Tradisi Bakar Tongkang di Batam Seperti Hidden Gem Wisata

TERASBATAM.ID: Ratusan warga etnis Tionghoa asal Bagansiapiapi yang telah lama berdomisili di Batam menggelar ritual Bakar Tongkang, Jumat (15/07/2022) di Klenteng Cetya Upho Sakadarma, Kompleks Ruko Pantai Permata, Baloi, Batam, Kepulauan Riau. Tradisi Bakar Tongkang ini seperti potensi pariwisata yang masih hidden gem atau permata yang tersembunyi untuk kota wisata seperti Batam.

Ritual Bakar Tongkang di Batam kali ini sudah dilakukan sebanyak 23 kali, atau 23 tahun, hanya dua tahun terakhir yaitu 2020 dan 2021 ritual tersebut tidak dilaksanakan karena pandemic Covid-19.

Ketua Panitia Pelaksana  Rusdi kepada www.terasbatam.id mengatakan, ritual bakar Tongkang dilakukan memiliki latar belakang yang Panjang, yaitu dari ungkapan rasa syukur etnis Tionghoa yang merantau dari Fujian, Tiongkok ke Bagansiapiapi yang sekarang merupakan ibukota dari Rokan Hilir, Riau.

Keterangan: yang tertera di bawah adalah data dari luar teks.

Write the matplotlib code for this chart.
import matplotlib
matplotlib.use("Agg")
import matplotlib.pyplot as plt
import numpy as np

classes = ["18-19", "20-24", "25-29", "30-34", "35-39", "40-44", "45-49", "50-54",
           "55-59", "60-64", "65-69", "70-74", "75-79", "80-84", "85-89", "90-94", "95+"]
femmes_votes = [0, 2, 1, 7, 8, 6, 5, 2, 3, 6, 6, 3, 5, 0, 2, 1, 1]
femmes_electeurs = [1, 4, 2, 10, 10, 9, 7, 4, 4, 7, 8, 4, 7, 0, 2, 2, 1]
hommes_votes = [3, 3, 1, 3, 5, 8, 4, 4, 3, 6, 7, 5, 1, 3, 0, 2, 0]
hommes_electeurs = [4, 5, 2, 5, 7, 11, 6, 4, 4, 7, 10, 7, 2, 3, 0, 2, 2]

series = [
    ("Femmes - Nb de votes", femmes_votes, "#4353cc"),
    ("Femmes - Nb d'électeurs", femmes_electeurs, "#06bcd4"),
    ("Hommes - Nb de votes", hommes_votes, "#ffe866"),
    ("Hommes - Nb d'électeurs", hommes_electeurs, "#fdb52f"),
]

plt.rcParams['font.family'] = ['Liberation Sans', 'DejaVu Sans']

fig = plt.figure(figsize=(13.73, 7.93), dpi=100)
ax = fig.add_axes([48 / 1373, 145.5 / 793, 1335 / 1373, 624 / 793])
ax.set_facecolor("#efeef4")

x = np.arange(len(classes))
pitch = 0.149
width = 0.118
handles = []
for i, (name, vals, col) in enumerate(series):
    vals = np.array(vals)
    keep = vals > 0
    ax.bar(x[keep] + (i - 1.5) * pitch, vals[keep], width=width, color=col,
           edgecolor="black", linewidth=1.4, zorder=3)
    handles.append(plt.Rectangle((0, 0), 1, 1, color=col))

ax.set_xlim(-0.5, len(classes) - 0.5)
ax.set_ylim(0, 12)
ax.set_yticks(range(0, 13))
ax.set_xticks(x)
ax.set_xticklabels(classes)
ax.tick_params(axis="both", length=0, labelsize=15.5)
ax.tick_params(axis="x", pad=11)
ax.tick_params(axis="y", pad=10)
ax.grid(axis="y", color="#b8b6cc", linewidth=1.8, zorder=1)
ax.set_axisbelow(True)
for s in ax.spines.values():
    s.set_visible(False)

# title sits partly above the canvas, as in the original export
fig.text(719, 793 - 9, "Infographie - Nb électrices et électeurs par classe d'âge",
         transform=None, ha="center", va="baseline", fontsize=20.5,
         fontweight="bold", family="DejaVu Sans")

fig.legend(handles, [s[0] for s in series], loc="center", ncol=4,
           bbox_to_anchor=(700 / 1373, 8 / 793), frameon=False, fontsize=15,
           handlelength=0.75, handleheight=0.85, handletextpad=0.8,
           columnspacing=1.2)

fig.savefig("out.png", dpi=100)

“Pada tahun 1820 nenek moyang kami yang berasal dari Fujian merantau dengan kapal tongkang menuju Bagansiapiapi. Mereka merantau karena disana (Fujian) hidupnya miskin, setelah di Bagansiapiapi hidup mereka sukses,” kata Rusdi.

Menurut Rusdi, ritual Bakar Tongkang sebagai bentuk rasa syukur kepada Tuhan atas nikmat dan dan kemudahan dalam mencari nafkah.

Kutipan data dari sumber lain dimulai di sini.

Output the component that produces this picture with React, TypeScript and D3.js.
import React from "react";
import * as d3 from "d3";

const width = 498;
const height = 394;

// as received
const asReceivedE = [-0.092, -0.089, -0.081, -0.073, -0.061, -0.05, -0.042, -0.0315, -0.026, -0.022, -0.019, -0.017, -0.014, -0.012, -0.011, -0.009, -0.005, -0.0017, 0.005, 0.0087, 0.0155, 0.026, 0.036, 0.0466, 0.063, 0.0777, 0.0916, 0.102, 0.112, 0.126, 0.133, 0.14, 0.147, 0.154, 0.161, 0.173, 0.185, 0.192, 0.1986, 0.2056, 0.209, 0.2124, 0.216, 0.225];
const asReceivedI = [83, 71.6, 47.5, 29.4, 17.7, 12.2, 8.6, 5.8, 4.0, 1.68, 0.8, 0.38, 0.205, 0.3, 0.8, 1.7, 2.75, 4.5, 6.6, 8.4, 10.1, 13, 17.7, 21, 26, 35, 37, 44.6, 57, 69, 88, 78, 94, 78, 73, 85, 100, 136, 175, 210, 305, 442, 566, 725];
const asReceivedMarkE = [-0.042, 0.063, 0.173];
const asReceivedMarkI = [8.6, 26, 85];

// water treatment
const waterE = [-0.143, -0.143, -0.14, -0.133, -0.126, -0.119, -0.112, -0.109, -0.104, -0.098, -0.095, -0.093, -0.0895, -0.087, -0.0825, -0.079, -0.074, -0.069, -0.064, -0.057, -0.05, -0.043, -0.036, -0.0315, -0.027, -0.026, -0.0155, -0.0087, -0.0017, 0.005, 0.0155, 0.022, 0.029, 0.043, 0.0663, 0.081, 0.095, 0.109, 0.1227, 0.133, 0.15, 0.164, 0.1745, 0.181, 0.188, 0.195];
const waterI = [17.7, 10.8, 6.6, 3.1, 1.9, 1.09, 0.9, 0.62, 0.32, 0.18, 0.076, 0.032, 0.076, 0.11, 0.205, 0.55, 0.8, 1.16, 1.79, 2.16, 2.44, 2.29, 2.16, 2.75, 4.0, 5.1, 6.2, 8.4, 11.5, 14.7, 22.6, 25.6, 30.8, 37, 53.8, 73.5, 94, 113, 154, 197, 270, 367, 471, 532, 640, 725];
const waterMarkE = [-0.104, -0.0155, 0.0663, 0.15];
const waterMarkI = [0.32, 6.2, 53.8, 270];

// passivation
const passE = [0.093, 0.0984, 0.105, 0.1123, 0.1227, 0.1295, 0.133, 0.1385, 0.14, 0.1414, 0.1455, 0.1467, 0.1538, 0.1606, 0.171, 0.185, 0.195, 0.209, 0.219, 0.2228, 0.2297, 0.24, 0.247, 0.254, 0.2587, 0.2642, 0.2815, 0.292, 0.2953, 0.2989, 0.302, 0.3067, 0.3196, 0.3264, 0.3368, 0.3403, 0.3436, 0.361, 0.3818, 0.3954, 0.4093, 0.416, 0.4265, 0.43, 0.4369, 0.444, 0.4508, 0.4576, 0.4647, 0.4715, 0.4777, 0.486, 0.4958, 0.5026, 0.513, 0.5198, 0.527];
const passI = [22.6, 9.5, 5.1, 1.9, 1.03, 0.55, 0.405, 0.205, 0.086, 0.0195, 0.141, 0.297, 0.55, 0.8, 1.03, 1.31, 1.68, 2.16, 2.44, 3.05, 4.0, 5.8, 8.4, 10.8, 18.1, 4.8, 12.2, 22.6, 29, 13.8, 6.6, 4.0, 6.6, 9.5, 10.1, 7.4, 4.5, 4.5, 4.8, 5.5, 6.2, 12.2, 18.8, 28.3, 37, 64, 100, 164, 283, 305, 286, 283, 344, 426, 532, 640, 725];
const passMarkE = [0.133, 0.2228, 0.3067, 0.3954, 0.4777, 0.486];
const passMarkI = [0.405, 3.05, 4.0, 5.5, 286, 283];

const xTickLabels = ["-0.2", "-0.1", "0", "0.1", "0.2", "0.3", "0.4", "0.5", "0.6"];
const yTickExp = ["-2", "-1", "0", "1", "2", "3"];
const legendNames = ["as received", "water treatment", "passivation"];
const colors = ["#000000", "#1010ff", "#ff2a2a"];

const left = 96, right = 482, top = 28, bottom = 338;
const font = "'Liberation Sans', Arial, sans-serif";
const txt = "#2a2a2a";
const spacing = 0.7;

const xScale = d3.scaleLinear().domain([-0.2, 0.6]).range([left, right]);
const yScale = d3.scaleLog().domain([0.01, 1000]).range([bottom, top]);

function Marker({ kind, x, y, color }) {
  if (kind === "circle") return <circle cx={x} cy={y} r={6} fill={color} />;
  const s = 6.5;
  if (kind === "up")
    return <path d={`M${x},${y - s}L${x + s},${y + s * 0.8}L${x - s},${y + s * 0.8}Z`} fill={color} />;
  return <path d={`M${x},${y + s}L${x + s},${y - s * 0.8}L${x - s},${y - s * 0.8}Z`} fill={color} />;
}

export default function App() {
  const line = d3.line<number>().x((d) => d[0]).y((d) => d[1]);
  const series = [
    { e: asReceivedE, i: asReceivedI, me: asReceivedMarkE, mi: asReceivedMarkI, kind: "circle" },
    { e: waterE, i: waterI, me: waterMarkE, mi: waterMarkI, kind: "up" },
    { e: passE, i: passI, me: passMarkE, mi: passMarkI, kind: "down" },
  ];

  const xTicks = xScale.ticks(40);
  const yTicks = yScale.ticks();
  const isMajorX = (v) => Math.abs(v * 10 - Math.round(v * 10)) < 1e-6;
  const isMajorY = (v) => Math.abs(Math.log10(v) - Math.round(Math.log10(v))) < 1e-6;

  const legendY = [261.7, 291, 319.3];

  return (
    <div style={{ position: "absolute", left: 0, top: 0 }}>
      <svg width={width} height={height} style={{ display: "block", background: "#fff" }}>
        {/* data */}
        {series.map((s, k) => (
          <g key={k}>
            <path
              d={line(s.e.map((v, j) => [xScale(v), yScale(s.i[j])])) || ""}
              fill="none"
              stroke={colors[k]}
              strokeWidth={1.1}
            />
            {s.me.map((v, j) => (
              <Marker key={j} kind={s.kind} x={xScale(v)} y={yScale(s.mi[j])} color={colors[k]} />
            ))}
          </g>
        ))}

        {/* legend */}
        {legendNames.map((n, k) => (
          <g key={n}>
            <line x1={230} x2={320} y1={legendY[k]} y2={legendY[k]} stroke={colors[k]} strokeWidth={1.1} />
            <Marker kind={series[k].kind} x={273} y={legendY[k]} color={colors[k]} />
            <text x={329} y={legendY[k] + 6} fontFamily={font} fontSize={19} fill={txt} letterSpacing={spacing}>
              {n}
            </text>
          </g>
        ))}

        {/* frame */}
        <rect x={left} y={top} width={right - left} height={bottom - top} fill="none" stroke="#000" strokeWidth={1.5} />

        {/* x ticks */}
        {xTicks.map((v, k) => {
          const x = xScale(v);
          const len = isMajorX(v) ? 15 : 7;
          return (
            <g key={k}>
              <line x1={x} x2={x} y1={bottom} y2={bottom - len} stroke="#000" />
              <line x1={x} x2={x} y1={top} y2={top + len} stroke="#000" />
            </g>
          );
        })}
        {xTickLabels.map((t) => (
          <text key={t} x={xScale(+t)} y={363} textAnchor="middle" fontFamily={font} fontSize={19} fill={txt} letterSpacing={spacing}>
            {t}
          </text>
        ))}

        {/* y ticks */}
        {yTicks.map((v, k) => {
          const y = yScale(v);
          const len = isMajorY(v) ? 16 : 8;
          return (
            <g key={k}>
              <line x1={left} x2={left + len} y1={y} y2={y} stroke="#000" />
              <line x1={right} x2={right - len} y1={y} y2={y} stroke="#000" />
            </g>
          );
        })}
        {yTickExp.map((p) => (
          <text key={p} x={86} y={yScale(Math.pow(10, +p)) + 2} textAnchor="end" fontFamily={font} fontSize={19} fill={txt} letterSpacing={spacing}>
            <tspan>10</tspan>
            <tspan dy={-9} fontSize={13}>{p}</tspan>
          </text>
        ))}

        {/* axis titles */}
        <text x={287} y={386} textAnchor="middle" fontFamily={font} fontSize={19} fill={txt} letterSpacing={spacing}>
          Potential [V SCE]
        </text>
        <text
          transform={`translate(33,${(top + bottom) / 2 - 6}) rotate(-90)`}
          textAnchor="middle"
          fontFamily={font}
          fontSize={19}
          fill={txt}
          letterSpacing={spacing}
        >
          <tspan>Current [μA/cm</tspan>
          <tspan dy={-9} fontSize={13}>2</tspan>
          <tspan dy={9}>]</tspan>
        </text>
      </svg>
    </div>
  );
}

“Inti dari ritual ini kita berterima kasih kepada Tuhan Yang Maha Esa, karena telah memberikan kita rezeki, kemudahan untuk cari nafkah. Itu memang sudah kepercayaan kita, biasanya doa-doa kita dikabulkan,” katanya.

Setelah menempuh perjalanan jauh dan hidup di Bagansiapiapi, kehidupan etnis Tionghoa dari Fujian itu sukses besar dengan usaha perikanan, bahkan kota Bagan pernah dikenal sebagai kota penghasil ikan terbesar di Indonesia.

“Setelah sampai di Bagan-siapiapi, ternyata di sana mereka punya hasil ikan yang melimpah ruah. Sampai Bagan-siapiapi ini terkenal dengan pengekspor ikan nomor 1 di Indonesia,” ujar Rusdi.

Hal tersebut membuat etnis Tionghoa pada saat itu memilih untuk tidak kembali pulang ke negara asal dan akhirnya membakar perahu tongkang yang membawa mereka sampai di Bagan-siapiapi.

“Jadi mereka dari Tiongkok menuju ke Bagan-siapiapi mereka membawa dewa Kie Hu Ong Ya. Menurut kepercayaan etnis Tionghoa, dewa ini membantu mereka. Jadi begitu mereka sudah tiba Bagan-siapiapi tidak ada niatan pulang, makanya tongkang-nya dibakar,” ujar dia.

Dalam proses pembuatan perahu tongkang tersebut, Rusdi mengatakan membutuhkan waktu 3 bulan dengan biaya mencapai Rp100 juta.

Dana tersebut berasal dari uang yang dikumpulkan oleh umat Tionghoa di Klenteng Cetya Upho Sakadarma, Kota Batam.

Dalam kegiatan ini juga dilaksanakan pembagian sembako bagi masyarakat kurang mampu disekitar lokasi acara.

Anggota Dewan Perwakilan Rakyat Daerah (DPRD) Kota Batam Hendra Asman mengatakan, bahwa acara bakar tongkang yang dilakukan warga Bagansiapiapi di Batam ini merupakan potensi wisata jika dikelola dengan baik oleh pemerintah daerah.

“Saya beritahu ketua saya pak Yunus Muda ada Bakar Tongkang, dia terkejut dan melihat kesini. Ini saya lihat sebagai potensi, media harus banyak mempublikasikan ini,” kata Hendra.

Ditengah minimnya sajian wisata budaya, tradisi bakar tongkar yang digelar masyarakat Bagan di Batam dapat menjadi agenda local. Walaupun secara nasional tradisi Bakar Tongkang di Bagansiapiapi telah menjadi agenda pariwisata nasional yang didukung oleh Kementerian Pariwisata dan Ekonomi Kreatif.